Harvard Journal of Law and Technology, vol. 22.2
The Digest Staff is thrilled to announce that the newest volume of the Harvard Journal of Law and Technology, volume 22.2 is now available online, featuring:
Exclusion and Exclusive Use in Patent Law
The conventional wisdom is that the definition of patents as property has been long settled: unlike land and chattels, which secure the traditional “bundle” of rights, patents secure only a negative right to exclude. Professor Mossoff, after exploring early case law and the historical development of patent law, finds that for much of its history a patent was defined by Congress and courts in the same conceptual terms as property in land and chattels. The Article concludes by showing how this conceptual break is affecting the current debates over patent doctrine.

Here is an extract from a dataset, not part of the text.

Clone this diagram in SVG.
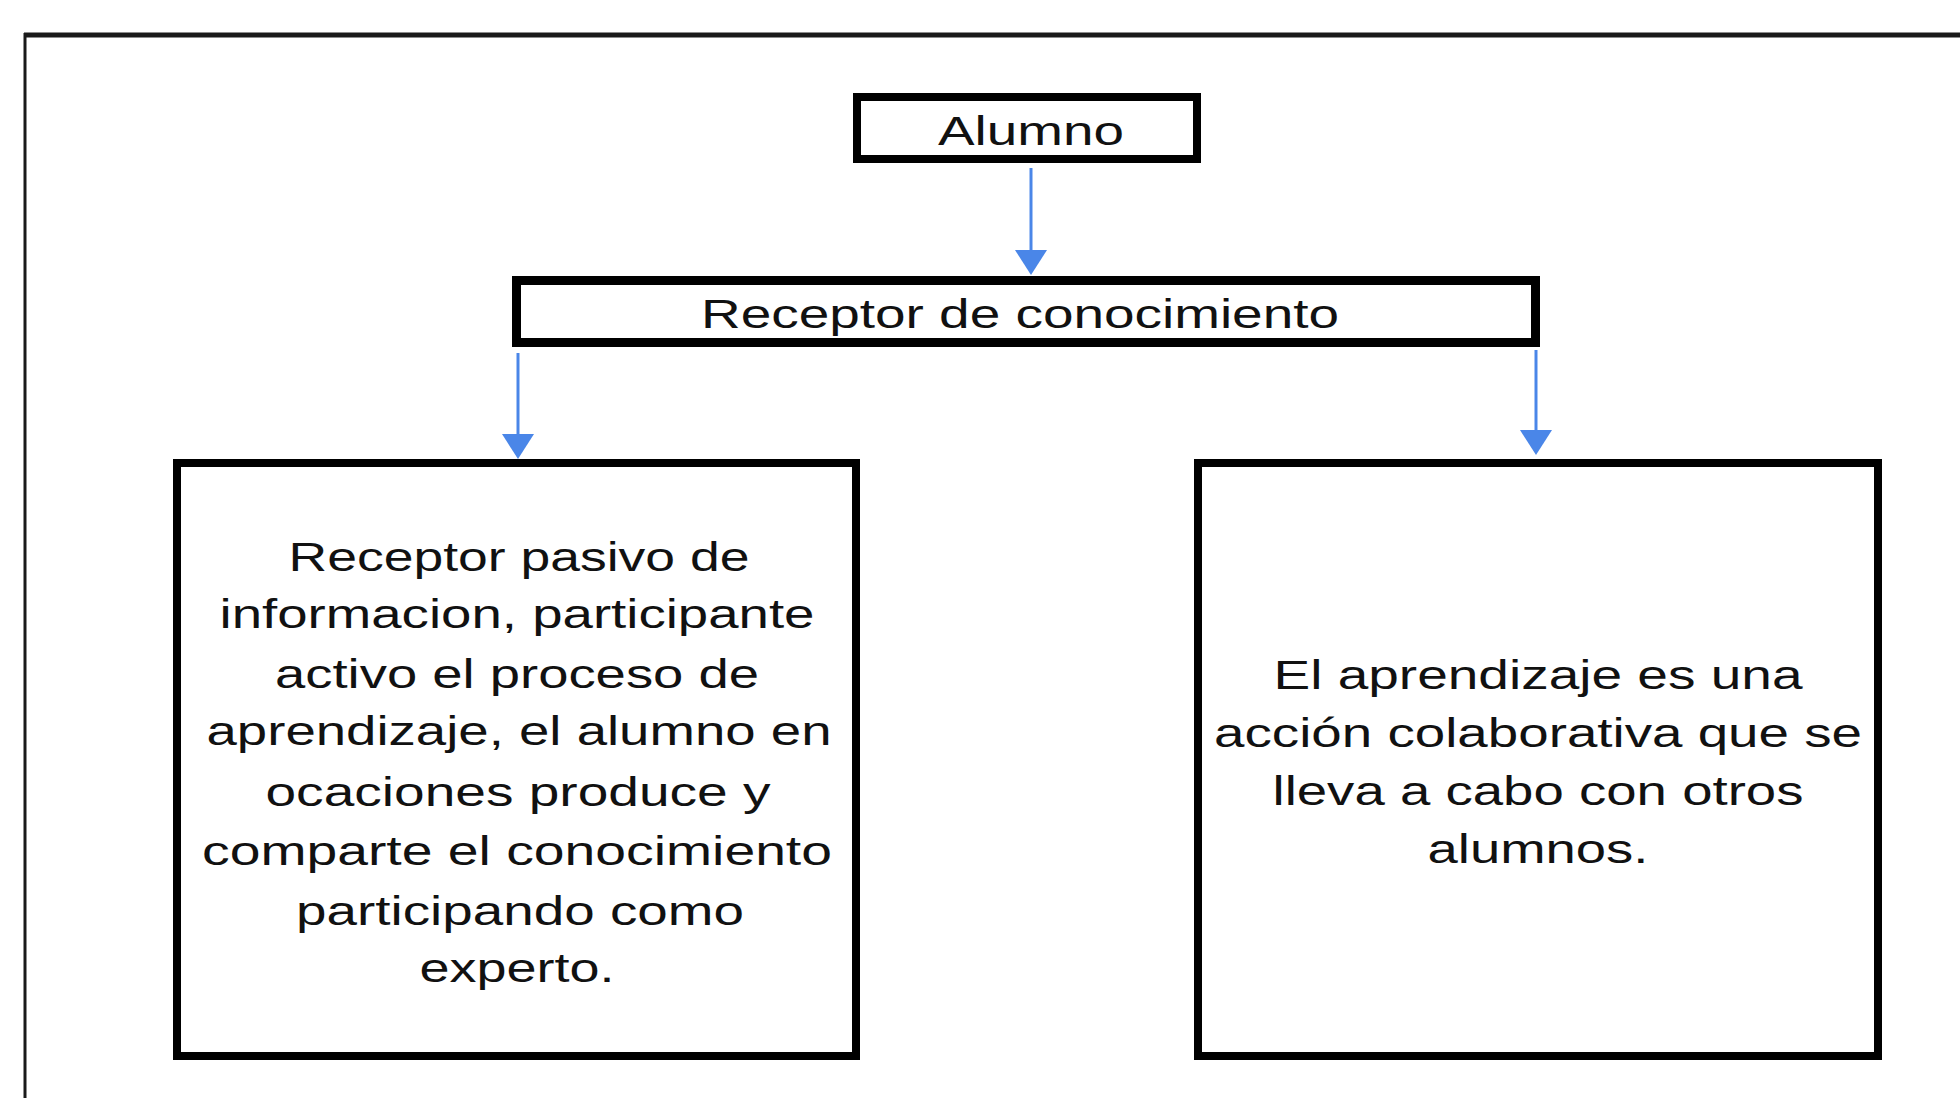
<svg xmlns="http://www.w3.org/2000/svg" width="1960" height="1098" viewBox="0 0 1960 1098">
  <style>
    .box { fill: #ffffff; stroke: #000000; }
    .t { font-family: "Liberation Sans", Arial, sans-serif; font-size: 41px; fill: #111111; text-anchor: middle; }
    .conn { stroke: #4a86e8; stroke-width: 3; fill: none; }
    .frame { stroke: #1a1a1a; fill: none; }
  </style>
  <defs>
    <marker id="arrow" viewBox="0 0 25 32" refX="0" refY="16" markerWidth="25" markerHeight="32" markerUnits="userSpaceOnUse" orient="auto">
      <path d="M0,0 L25,16 L0,32 Z" fill="#4a86e8"/>
    </marker>
  </defs>
  <rect width="1960" height="1098" fill="#ffffff"/>
  <g id="frame">
    <line class="frame" x1="24" y1="35" x2="1960" y2="35" stroke-width="5"/>
    <line class="frame" x1="25" y1="33" x2="25" y2="1098" stroke-width="3"/>
  </g>
  <g id="connectors">
    <line class="conn" x1="1031" y1="168" x2="1031" y2="250" marker-end="url(#arrow)"/>
    <line class="conn" x1="518" y1="353" x2="518" y2="434" marker-end="url(#arrow)"/>
    <line class="conn" x1="1536" y1="350" x2="1536" y2="430" marker-end="url(#arrow)"/>
  </g>
  <g id="node-alumno">
    <rect class="box" x="857" y="97" width="340" height="62" stroke-width="8"/>
    <text class="t" x="1031" y="145" textLength="186" lengthAdjust="spacingAndGlyphs">Alumno</text>
  </g>
  <g id="node-receptor">
    <rect class="box" x="516.5" y="280.5" width="1019" height="62" stroke-width="9"/>
    <text class="t" x="1020" y="328" textLength="638" lengthAdjust="spacingAndGlyphs">Receptor de conocimiento</text>
  </g>
  <g id="node-pasivo">
    <rect class="box" x="177" y="463" width="679" height="593" stroke-width="8"/>
    <text class="t" x="519" y="571" textLength="461" lengthAdjust="spacingAndGlyphs">Receptor pasivo de</text>
    <text class="t" x="517" y="628" textLength="595" lengthAdjust="spacingAndGlyphs">informacion, participante</text>
    <text class="t" x="517" y="688" textLength="484" lengthAdjust="spacingAndGlyphs">activo el proceso de</text>
    <text class="t" x="519" y="745" textLength="625" lengthAdjust="spacingAndGlyphs">aprendizaje, el alumno en</text>
    <text class="t" x="518" y="806" textLength="505" lengthAdjust="spacingAndGlyphs">ocaciones produce y</text>
    <text class="t" x="517" y="865" textLength="630" lengthAdjust="spacingAndGlyphs">comparte el conocimiento</text>
    <text class="t" x="520" y="925" textLength="448" lengthAdjust="spacingAndGlyphs">participando como</text>
    <text class="t" x="517" y="982" textLength="195" lengthAdjust="spacingAndGlyphs">experto.</text>
  </g>
  <g id="node-colaborativa">
    <rect class="box" x="1198" y="463" width="680" height="593" stroke-width="8"/>
    <text class="t" x="1538" y="689" textLength="529" lengthAdjust="spacingAndGlyphs">El aprendizaje es una</text>
    <text class="t" x="1538" y="747" textLength="648" lengthAdjust="spacingAndGlyphs">acción colaborativa que se</text>
    <text class="t" x="1538" y="805" textLength="531" lengthAdjust="spacingAndGlyphs">lleva a cabo con otros</text>
    <text class="t" x="1538" y="863" textLength="221" lengthAdjust="spacingAndGlyphs">alumnos.</text>
  </g>
</svg>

Professor Goldman’s article focuses on comparing the economic effects and legal treatment of “brand spillovers” in the online world and the physical world. Brand spillovers occur when consumer interest in a trademark increases the profits of third parties who do not own the trademark. Although online brand spillovers have been the source of heated debate and numerous lawsuits, similar brand spillovers in the physical world (for example, the placing of generic products next to branded products in grocery store aisles) have been permitted by trademark law. Professor Goldman argues that online brand spillovers, like their offline counterparts, should be permitted because such spillovers help to reduce consumer search costs.
Patent Law Uniformity?
Professor Petherbridge provides an empirical response to a recent article in the Northwestern University Law Review by Professors Nard and Duffy that argued in favor of dismantling the Federal Circuit because its creation has resulted in a lack of diversity in patent jurisprudence, which in turn has seriously suppressed the development of the law. Professor Petherbridge shows that across a number of variables the evidence does not support the Nard and Duffy conclusion that there is a lack of diversity in Federal Circuit patent jurisprudence.
Viva R. Moffat
As search engines become increasingly powerful gatekeepers of the Internet, academics have begun to debate whether regulation directed at search engines is necessary. Professor Moffat evaluates the initial scholarship and finds that the current debate over search-engine regulation is bipolar, with commentators either advocating a market-based approach or full agency regulation. Professor Moffat proposes a compromise focused on encouraging the federal judiciary to develop a common law to handle those disputes that are unique to search engines.
Data Mining and Antitrust
Douglas M. Kochelek
This Note explores how antitrust law should deal with the rise of data mining, focusing specifically on the potential for price discrimination by online entities.
Protecting Privacy Through a Responsible Decryption Policy
Andrew J. Ungberg
This Note argues that absolute Fifth Amendment protections for computer passwords and encryption keys will ultimately do more harm than good to the cause of privacy by encouraging the government to adopt increasingly more invasive surveillance techniques in order to enforce the law.